--- Start Data listing ---

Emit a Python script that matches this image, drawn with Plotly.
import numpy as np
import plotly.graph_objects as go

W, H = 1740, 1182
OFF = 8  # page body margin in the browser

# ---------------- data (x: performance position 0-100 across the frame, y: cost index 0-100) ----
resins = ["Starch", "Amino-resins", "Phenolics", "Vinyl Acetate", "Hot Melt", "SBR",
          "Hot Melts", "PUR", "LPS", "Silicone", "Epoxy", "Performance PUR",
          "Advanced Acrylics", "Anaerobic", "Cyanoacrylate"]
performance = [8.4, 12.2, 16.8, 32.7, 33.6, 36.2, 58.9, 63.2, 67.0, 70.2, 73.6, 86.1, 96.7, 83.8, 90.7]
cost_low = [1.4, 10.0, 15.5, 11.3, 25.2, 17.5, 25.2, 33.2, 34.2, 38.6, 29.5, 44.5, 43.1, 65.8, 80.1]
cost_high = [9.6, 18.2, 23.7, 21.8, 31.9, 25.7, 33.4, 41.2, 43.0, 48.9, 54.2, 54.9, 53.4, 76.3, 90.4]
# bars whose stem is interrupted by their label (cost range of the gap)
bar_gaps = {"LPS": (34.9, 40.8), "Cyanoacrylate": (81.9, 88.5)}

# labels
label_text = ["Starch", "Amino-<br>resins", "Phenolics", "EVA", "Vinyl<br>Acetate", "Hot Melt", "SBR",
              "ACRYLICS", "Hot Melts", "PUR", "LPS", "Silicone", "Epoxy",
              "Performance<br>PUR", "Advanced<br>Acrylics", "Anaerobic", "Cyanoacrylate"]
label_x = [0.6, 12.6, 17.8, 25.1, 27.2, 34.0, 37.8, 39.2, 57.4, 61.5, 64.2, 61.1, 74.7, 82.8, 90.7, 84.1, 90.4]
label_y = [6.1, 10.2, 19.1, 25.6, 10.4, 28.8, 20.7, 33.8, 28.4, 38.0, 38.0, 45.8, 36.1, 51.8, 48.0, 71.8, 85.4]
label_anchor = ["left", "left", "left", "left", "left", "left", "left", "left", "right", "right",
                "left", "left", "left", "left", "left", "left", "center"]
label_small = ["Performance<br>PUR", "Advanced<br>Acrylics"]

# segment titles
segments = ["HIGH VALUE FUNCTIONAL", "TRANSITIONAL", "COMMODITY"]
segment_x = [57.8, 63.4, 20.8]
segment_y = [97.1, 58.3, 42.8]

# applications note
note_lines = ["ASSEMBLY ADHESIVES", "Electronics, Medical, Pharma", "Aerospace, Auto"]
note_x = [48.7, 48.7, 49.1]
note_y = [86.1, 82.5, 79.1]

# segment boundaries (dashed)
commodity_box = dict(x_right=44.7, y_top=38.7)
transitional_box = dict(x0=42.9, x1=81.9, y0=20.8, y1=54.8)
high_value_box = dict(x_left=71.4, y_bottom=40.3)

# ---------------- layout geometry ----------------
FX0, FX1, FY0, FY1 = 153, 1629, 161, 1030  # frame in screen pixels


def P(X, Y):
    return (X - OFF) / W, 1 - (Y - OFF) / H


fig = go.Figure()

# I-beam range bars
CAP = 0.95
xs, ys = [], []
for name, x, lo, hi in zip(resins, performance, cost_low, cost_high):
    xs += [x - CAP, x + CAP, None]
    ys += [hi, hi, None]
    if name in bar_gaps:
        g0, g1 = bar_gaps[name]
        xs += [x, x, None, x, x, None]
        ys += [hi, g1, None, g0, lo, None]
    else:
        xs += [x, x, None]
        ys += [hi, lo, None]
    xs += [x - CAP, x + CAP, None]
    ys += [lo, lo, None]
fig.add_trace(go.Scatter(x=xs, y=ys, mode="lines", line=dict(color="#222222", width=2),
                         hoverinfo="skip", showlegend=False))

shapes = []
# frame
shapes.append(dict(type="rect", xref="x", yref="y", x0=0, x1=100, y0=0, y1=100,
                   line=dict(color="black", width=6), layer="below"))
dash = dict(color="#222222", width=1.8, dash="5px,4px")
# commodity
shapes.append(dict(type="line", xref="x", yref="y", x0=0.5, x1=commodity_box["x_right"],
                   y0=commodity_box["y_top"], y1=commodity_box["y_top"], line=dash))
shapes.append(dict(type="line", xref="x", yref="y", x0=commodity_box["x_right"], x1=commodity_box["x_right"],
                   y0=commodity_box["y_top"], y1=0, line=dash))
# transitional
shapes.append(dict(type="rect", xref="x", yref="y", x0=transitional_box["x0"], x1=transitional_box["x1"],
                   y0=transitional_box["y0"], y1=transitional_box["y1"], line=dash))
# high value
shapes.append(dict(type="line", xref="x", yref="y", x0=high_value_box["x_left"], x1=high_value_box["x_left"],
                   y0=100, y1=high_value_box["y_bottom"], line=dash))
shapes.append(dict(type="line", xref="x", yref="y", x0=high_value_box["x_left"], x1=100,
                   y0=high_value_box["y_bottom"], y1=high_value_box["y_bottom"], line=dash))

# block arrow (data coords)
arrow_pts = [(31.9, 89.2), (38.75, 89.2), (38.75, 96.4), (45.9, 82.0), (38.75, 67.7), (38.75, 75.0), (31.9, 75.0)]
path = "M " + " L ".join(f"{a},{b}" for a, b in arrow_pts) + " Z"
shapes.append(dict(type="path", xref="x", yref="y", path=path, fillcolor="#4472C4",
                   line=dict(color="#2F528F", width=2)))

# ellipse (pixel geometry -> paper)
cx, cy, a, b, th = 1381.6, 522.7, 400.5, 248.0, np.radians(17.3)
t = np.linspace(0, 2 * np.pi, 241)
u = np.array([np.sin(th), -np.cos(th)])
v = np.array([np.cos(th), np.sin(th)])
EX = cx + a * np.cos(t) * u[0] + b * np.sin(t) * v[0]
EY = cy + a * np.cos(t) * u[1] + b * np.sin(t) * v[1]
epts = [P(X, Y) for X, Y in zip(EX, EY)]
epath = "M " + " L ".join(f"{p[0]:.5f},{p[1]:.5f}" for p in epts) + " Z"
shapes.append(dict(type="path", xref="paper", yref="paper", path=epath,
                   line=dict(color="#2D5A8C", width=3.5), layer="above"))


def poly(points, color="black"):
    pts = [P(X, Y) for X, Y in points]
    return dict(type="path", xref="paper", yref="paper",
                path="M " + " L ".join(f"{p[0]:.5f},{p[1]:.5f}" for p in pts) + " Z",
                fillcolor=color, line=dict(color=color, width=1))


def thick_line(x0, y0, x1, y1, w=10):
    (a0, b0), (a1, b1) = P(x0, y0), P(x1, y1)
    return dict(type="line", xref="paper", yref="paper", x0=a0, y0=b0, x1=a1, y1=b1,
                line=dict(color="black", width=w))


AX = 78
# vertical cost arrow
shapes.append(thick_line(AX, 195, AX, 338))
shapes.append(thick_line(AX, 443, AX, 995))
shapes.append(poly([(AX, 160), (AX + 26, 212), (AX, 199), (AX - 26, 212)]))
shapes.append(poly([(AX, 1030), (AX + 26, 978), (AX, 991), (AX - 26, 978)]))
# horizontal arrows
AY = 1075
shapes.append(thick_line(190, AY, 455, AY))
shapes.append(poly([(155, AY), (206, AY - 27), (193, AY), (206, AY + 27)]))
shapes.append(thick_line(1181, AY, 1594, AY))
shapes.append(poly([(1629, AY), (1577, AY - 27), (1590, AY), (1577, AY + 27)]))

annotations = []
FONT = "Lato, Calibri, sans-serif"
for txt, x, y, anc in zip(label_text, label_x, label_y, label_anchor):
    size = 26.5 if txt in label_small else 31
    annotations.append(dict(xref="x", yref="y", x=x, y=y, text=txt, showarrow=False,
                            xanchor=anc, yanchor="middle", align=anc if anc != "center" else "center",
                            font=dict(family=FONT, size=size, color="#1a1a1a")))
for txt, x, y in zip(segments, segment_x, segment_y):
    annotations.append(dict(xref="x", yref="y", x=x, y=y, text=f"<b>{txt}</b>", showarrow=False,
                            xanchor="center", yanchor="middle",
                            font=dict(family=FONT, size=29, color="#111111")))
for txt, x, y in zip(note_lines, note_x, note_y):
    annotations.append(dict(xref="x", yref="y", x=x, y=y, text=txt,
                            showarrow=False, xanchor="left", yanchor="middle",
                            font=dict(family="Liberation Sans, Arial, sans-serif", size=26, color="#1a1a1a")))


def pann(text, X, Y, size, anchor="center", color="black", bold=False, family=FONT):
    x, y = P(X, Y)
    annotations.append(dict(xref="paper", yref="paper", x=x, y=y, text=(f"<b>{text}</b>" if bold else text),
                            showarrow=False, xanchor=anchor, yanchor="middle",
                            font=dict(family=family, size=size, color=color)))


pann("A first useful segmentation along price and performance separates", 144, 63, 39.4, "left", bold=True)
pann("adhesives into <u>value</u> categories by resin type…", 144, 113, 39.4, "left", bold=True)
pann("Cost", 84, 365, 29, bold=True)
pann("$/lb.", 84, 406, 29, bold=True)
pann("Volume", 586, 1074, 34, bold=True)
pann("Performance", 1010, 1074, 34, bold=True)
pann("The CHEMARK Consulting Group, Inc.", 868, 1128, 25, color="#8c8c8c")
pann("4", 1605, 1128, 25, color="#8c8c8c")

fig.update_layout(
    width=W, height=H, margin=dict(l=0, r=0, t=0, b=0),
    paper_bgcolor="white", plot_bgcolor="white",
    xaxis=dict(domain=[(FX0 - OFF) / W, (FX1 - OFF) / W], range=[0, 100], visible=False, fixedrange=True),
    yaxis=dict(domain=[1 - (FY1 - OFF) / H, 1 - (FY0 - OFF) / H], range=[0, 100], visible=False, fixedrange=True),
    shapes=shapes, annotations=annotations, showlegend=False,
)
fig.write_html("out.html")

--- End Data listing ---
--- Start Data listing ---

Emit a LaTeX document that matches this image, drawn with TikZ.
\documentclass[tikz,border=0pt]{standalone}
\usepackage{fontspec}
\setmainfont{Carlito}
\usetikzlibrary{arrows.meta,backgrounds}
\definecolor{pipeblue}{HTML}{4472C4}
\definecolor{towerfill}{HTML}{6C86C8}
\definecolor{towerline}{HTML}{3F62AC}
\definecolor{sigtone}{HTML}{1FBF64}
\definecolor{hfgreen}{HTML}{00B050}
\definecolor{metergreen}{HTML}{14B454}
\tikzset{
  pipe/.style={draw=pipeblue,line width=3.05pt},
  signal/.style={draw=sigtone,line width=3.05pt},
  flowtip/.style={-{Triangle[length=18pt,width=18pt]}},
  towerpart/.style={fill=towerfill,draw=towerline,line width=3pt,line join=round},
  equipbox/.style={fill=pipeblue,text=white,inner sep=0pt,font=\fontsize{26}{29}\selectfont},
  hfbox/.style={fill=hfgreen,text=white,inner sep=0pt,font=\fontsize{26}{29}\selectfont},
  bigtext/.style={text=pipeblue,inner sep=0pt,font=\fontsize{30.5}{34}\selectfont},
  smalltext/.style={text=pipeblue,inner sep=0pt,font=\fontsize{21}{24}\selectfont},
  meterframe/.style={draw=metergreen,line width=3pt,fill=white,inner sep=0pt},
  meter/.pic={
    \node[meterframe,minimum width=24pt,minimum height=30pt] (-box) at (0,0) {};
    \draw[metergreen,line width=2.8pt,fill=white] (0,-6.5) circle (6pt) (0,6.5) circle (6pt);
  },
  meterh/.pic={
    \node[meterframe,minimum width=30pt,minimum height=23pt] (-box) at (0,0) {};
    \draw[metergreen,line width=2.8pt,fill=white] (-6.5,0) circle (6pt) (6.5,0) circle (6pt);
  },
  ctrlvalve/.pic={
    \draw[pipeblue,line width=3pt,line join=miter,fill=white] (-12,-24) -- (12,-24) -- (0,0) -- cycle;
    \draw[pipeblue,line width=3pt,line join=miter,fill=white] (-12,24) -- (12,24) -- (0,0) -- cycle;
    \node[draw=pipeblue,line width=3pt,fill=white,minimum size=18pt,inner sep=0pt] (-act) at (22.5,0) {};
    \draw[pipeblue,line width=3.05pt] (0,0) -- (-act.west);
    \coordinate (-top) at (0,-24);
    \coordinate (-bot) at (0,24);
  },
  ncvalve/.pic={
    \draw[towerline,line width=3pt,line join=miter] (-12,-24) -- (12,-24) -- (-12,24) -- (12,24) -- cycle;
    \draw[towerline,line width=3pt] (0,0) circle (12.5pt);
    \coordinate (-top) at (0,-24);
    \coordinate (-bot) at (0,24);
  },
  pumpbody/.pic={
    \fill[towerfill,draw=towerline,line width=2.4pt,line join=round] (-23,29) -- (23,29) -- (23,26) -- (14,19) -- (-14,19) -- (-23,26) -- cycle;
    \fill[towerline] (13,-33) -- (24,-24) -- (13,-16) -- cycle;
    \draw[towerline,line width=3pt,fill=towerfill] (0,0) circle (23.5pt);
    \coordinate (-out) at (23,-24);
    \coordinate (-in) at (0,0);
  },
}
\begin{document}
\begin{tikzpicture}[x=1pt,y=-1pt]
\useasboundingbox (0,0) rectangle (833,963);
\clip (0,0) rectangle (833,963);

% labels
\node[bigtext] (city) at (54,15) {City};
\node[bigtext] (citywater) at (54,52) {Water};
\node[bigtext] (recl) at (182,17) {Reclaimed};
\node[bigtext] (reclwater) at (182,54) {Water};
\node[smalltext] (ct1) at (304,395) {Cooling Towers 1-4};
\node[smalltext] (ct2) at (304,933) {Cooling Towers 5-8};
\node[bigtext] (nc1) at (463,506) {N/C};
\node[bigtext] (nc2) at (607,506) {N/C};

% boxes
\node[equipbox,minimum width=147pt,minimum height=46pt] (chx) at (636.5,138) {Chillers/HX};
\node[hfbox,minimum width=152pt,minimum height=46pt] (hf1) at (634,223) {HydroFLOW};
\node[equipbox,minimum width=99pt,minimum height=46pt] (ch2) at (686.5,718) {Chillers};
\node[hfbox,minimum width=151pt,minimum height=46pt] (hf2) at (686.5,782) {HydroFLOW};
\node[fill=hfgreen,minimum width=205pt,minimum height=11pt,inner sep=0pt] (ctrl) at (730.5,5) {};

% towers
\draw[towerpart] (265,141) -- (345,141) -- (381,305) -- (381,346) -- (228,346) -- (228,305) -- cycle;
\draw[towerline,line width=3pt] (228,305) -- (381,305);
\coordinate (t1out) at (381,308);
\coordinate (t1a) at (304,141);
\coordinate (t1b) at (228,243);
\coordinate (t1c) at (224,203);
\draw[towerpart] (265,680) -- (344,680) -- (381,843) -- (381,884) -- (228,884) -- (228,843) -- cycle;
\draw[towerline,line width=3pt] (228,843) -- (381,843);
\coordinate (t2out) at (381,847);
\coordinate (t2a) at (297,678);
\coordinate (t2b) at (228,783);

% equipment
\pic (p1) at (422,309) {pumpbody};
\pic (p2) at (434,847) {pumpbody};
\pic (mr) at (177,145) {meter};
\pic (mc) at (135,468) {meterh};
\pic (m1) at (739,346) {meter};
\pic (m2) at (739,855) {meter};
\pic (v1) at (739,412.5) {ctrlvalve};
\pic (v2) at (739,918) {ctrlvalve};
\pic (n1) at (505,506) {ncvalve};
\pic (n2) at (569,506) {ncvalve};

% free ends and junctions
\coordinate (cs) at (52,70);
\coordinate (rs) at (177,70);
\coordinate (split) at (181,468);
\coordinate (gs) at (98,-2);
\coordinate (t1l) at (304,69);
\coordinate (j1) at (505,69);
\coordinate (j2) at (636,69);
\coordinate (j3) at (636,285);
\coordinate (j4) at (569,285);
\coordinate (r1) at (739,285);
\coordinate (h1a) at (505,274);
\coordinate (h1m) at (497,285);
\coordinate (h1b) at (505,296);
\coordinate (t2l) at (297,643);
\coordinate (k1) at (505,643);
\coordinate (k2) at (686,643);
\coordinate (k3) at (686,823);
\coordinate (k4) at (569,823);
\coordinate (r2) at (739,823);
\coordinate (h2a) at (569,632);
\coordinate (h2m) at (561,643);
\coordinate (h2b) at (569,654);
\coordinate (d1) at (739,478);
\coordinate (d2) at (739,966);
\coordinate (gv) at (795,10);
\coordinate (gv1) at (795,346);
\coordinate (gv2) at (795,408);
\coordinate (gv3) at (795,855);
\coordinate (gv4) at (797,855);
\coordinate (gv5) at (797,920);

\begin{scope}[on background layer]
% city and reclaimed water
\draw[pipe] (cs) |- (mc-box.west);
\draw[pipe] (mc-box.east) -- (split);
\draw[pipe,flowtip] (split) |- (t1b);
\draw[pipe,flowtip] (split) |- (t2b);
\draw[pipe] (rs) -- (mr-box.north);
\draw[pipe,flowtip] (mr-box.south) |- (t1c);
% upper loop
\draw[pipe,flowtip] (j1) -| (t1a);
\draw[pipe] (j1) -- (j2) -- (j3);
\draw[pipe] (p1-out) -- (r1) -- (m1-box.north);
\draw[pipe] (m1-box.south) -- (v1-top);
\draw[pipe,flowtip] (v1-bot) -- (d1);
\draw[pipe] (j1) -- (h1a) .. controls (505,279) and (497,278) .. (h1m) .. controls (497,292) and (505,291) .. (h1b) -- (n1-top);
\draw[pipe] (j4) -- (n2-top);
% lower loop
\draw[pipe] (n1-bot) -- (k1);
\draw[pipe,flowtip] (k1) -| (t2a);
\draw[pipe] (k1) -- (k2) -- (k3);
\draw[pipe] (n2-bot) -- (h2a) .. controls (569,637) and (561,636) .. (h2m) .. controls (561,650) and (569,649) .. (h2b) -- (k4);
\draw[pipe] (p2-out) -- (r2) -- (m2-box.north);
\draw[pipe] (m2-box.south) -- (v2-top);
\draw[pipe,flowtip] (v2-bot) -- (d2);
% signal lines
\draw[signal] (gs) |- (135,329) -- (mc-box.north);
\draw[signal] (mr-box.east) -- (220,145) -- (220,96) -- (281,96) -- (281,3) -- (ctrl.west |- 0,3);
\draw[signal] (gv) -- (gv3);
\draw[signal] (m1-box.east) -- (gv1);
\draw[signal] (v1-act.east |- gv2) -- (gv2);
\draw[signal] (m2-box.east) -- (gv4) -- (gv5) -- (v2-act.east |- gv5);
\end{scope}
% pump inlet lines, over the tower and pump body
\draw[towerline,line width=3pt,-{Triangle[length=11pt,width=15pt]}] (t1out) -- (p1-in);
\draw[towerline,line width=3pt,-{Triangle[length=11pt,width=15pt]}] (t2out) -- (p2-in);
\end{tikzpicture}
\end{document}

--- End Data listing ---

Task description: Exactly reproduce the lines that run from the line bearing "Emit a Python" through the line bearing "in the browser", with both end lines included.

Finished exercise:
Emit a Python script that matches this image, drawn with Plotly.
import numpy as np
import plotly.graph_objects as go

W, H = 1740, 1182
OFF = 8  # page body margin in the browser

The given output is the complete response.